Dipl.-Finanzwirt Arthur Röck
Leitsatz
Die Erstellung ärztlicher Gutachten, die der Vorbereitung der Entscheidung eines Versicherungsträgers über die Gewährung einer Rente wegen verminderter Erwerbsfähigkeit dienen sollen, ist auch dann nicht nach § 4 Nr. 14 UStG steuerfrei, wenn in den Gutachten Möglichkeiten zur Rehabilitation geprüft werden.
Sachverhalt
Der Arzt erstellte für einen Träger der gesetzlichen Rentenversicherung Gutachten über das Vorliegen, den Umfang und die Behandlungsmöglichkeiten von Erwerbsminderungen. Soweit diese Gutachten Grundlage für die Entscheidung des Versicherungsträgers über die Gewährung von Renten wegen verminderter Erwerbsfähigkeit sein sollten, beurteilte sie das Finanzamt als umsatzsteuerpflichtig, während es Gutachten, die lediglich die medizinische oder berufliche Rehabilitation der Versicherten betrafen, als umsatzsteuerfrei ansah.

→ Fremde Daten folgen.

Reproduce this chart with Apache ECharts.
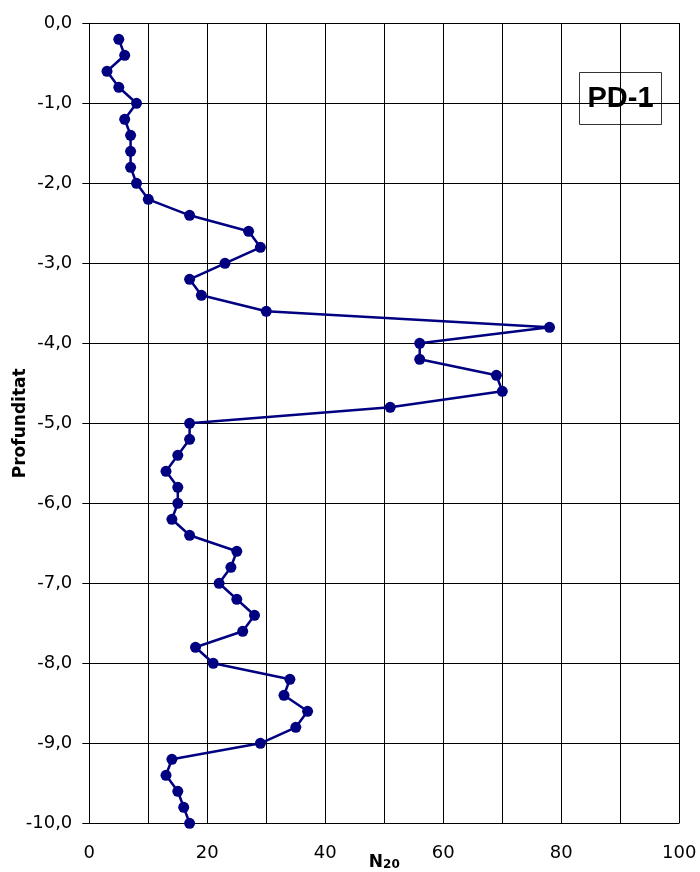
<!DOCTYPE html>
<html>
<head>
<meta charset="utf-8">
<script src="https://cdn.jsdelivr.net/npm/echarts@6/dist/echarts.min.js"></script>
<style>
html,body{margin:0;padding:0;background:#fff;}
#chart{width:700px;height:872px;}
</style>
</head>
<body>
<div id="chart"></div>
<script>
// Depth (m) and N20 blow counts
var depths = [-0.2,-0.4,-0.6,-0.8,-1.0,-1.2,-1.4,-1.6,-1.8,-2.0,
              -2.2,-2.4,-2.6,-2.8,-3.0,-3.2,-3.4,-3.6,-3.8,-4.0,
              -4.2,-4.4,-4.6,-4.8,-5.0,-5.2,-5.4,-5.6,-5.8,-6.0,
              -6.2,-6.4,-6.6,-6.8,-7.0,-7.2,-7.4,-7.6,-7.8,-8.0,
              -8.2,-8.4,-8.6,-8.8,-9.0,-9.2,-9.4,-9.6,-9.8,-10.0];
var n20 = [5,6,3,5,8,6,7,7,7,8,
           10,17,27,29,23,17,19,30,78,56,
           56,69,70,51,17,17,15,13,15,15,
           14,17,25,24,22,25,28,26,18,21,
           34,33,37,35,29,14,13,15,16,17];
var xTicks = [0,20,40,60,80,100];
var yTicks = [0,-1,-2,-3,-4,-5,-6,-7,-8,-9,-10];
var boxLabel = 'PD-1';
var xName = 'N';
var xSub = '20';
var yName = 'Profunditat';

var pts = depths.map(function(d,i){ return [n20[i], d]; });

var chart = echarts.init(document.getElementById('chart'), null, {renderer:'canvas'});
chart.setOption({
  animation:false,
  backgroundColor:'#fff',
  grid:{left:89.3, right:20.7, top:23.3, bottom:48.7, containLabel:false, outerBoundsMode:'none'},
  xAxis:{
    type:'value', min:xTicks[0], max:xTicks[xTicks.length-1], interval:20,
    axisLine:{show:true, lineStyle:{color:'#000', width:1}},
    axisTick:{show:true, length:6, lineStyle:{color:'#000'}},
    axisLabel:{margin:21, fontFamily:'DejaVu Sans', fontSize:18, color:'#000'},
    splitLine:{show:true, lineStyle:{color:'#000', width:1}},
    minorTick:{show:false, splitNumber:2},
    minorSplitLine:{show:true, lineStyle:{color:'#000', width:1}},
    name:'{a|' + xName + '}{b|' + xSub + '}',
    nameLocation:'middle', nameGap:31, nameMoveOverlap:false,
    nameTextStyle:{
      rich:{
        a:{fontFamily:'DejaVu Sans', fontWeight:'bold', fontSize:17, lineHeight:17, verticalAlign:'top', color:'#000'},
        b:{fontFamily:'DejaVu Sans', fontWeight:'bold', fontSize:12, lineHeight:12, verticalAlign:'bottom', padding:[8,0,0,0], color:'#000'}
      }
    }
  },
  yAxis:{
    type:'value', min:yTicks[yTicks.length-1], max:yTicks[0], interval:1,
    axisLine:{show:true, onZero:false, lineStyle:{color:'#000', width:1}},
    axisTick:{show:true, length:7, lineStyle:{color:'#000'}},
    axisLabel:{margin:17, fontFamily:'DejaVu Sans', fontSize:18, color:'#000',
      formatter:function(v){ var s=(Math.abs(v)<1e-9?0:v).toFixed(1); return s.replace('.', ','); }},
    splitLine:{show:true, lineStyle:{color:'#000', width:1}},
    name:yName, nameLocation:'middle', nameGap:60, nameMoveOverlap:false,
    nameTextStyle:{fontFamily:'DejaVu Sans', fontWeight:'bold', fontSize:17, color:'#000'}
  },
  series:[{
    type:'line', data:pts,
    symbol:'circle', symbolSize:11,
    lineStyle:{color:'#000080', width:2.5},
    itemStyle:{color:'#000080'},
    clip:false
  }],
  graphic:[{
    type:'group', left:579, top:72,
    children:[
      {type:'rect', shape:{x:0.5,y:0.5,width:82,height:52}, style:{fill:'#fff', stroke:'#333', lineWidth:1}},
      {type:'text', x:41.5, y:27, style:{text:boxLabel, fontFamily:'Liberation Sans', fontWeight:'bold', fontSize:29, fill:'#000', align:'center', verticalAlign:'middle'}}
    ]
  }]
});
</script>
</body>
</html>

Nach § 4 Nr. 14 Satz 1 UStG sind die Umsätze aus der Tätigkeit als Arzt von der Umsatzsteuer befreit. Steuerbefreit sind nur Tätigkeiten, die zum Zweck der Diagnose, der Behandlung und, soweit möglich, der Heilung von Krankheiten oder Gesundheitsstörungen vorgenommen werden. Nicht befreit sind Leistungen, die sich nicht als "heilberufliche Tätigkeiten" qualifizieren lassen, auch wenn sie eine bestimmte heil- oder heilhilfsberufliche Ausbildung voraussetzen. Wird eine ärztliche Leistung in einem Zusammenhang mit einer Leistung, deren Hauptziel nicht der Schutz einschließlich der Aufrechterhaltung oder Wiederherstellung der Gesundheit ist, sondern die Erstattung eines Gutachtens, das Voraussetzung einer Entscheidung mit nachfolgender Rechtswirkungen ist, findet die Steuerbefreiung auf diese Leistung keine Anwendung.

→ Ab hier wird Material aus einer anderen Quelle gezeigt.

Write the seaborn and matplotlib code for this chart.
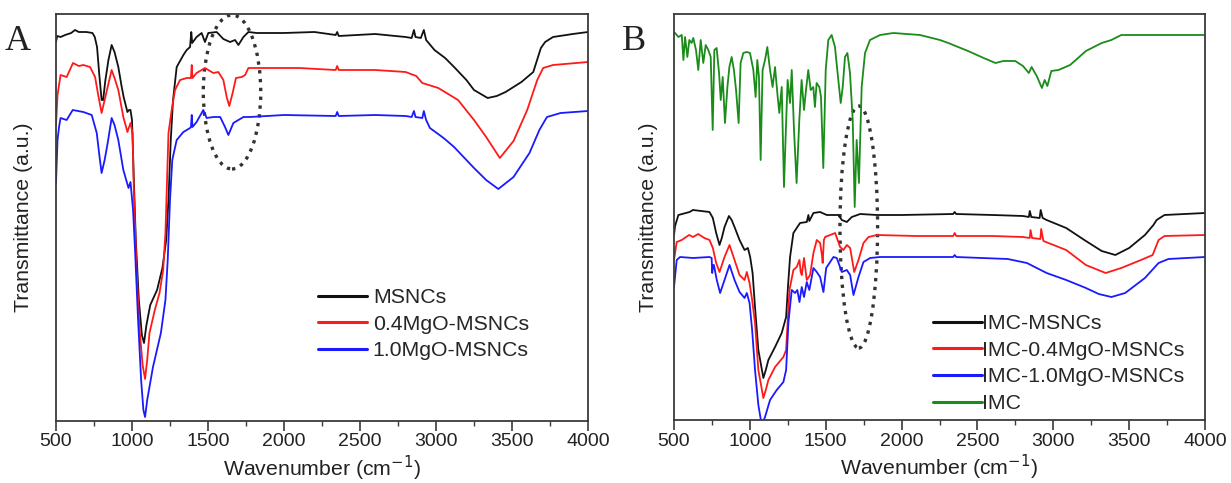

Im Urteilsfall entschied der Rentenversicherungsträger mit Hilfe dieser Gutachten darüber, ob die Versicherten Anspruch auf Rehabilitationsmaßnahmen oder auf Rente hatten. Insoweit war das Hauptziel nicht der Schutz einschließlich der Aufrechterhaltung oder Wiederherstellung der Gesundheit der zu begutachtenden Person. Es ist deshalb unerheblich, dass die Erbringung der Leistung für den Arztberuf typische Tätigkeiten wie die körperliche Untersuchung des Patienten oder die Prüfung seiner Krankheitsgeschichte umfassen kann. Das Gutachten soll vielmehr einem Dritten den Erlass einer Entscheidung ermöglichen, die gegenüber dem Betroffenen oder anderen Personen Rechtswirkungen erzeugt. Ein mittelbarer Beitrag zum Schutz der Gesundheit des Betroffenen, etwa indem ein neues gesundheitliches Problem entdeckt oder eine frühere Diagnose berichtigt wird, führt nicht zur Steuerbefreiung.
Hinweis
Für die Frage, ob einzelne Gutachten steuerfrei sind nach § 4 Nr. 14 UStG wird auf Abschn. 91a Abs. 3 Nr. 6 UStR verwiesen. Sind bei einem Arzt einzelne Gutachten steuerpflichtig, ist noch zu prüfen, ob deren Umsatzsteuer nicht erhoben wird, weil der Arzt Kleinunternehmer nach § 19 UStG ist. Bei der hier zu prüfenden (Vorjahres)Umsatzgrenze von 17 500 EUR sind die nach § 4 Nr. 14 UStG steuerfreien Umsätze des Arztes nicht zu berücksichtigen.
Link zur Entscheidung
BFH, Beschluss v. 31.7.2007, V B 98/06.